Creating Global Climate Models for Agricultural Impact Research
Ramirez-Villegas, J., Challinor, A.J., Thornton, P.K. and Jarvis, A. 2013. Implications of regional improvement in global climate models for agricultural impact research. Environmental Research Letters 8: 10.1088/1748-9326/8/2/024018.
This assessment focused on four key variables that exert significant control on crops: mean temperature, daily temperature extremes (i.e., diurnal temperature range), precipitation, and wet-day frequency," the data for which they obtained from the University of East Anglia Climatic Research Unit (New et al., 2002), World Clim (Hijmans et al., 2005), various sources of weather stations, and the ERA-40 reanalysis (Uppala et al., 2005)."
When all was said and done, the four researchers discovered that "climatological means of seasonal mean temperatures depict mean errors between 1 and 18°C (2-130% with respect to mean), whereas seasonal precipitation and wet-day frequency depict larger errors, often offsetting observed means and variability beyond 100%." In fact, they found that "no single GCM matches observations in more than 30% of the areas for monthly precipitation and wet-day frequency, 50% for diurnal range and 70% for mean temperatures."

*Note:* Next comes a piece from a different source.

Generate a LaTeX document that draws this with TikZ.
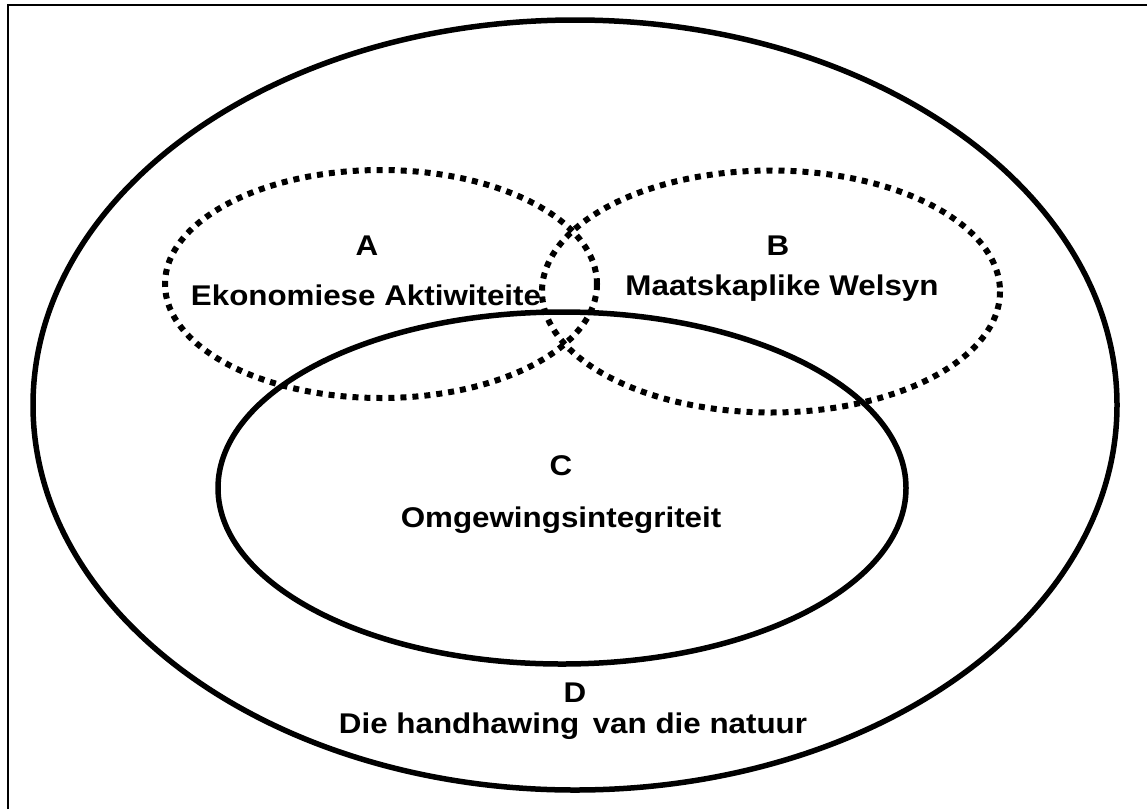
\documentclass[tikz,border=0pt]{standalone}
\usepackage{fontspec}
\newfontfamily\lblfont{Liberation Sans}[FakeStretch=1.1]
\begin{document}
\begin{tikzpicture}[x=1pt,y=-1pt,
  solidring/.style={draw=black,line width=5.5pt},
  dotring/.style={draw=black,line width=6pt,dash pattern=on 6pt off 6pt},
  lbl/.style={font=\lblfont\bfseries\fontsize{28.5}{30}\selectfont,inner sep=0pt,anchor=base}]
\useasboundingbox (0,0) rectangle (1147,809);
% frame (top and left only)
\draw[line width=2.5pt] (8,809) -- (8,5) -- (1147,5);
% D outer ellipse
\draw[solidring] (575,405) ellipse [x radius=542, y radius=385];
% A and B dotted ellipses
\draw[dotring] (381,284) ellipse [x radius=216, y radius=114];
\draw[dotring] (771,291.5) ellipse [x radius=229, y radius=121];
% C ellipse
\draw[solidring] (562,488) ellipse [x radius=344, y radius=176];
% labels
\node[lbl] (la) at (367,255) {A};
\node[lbl] (ta) at (366,305) {Ekonomiese Aktiwiteite};
\node[lbl] (lb) at (778,255) {B};
\node[lbl] (tb) at (782,295) {Maatskaplike Welsyn};
\node[lbl] (lc) at (561,475) {C};
\node[lbl] (tc) at (561,527) {Omgewingsintegriteit};
\node[lbl] (ld) at (575,702) {D};
\node[lbl] (td) at (573,733) {Die handhawing\, van die natuur};
\end{tikzpicture}
\end{document}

However, all was not lost, for there were some "improvements" in mean climate skill: "5-15% for climatological mean temperatures, 3-5% for diurnal range and 1-2% in precipitation." And so it was that Ramirez-Villegas et al. concluded that "at these improvement rates, we estimate that at least 5-30 years of CMIP work is required to improve regional temperature simulations and at least 30-50 years for precipitation simulations, for these to be directly input into impact models," all of which makes us wonder why we should place any confidence at all in current GCMs.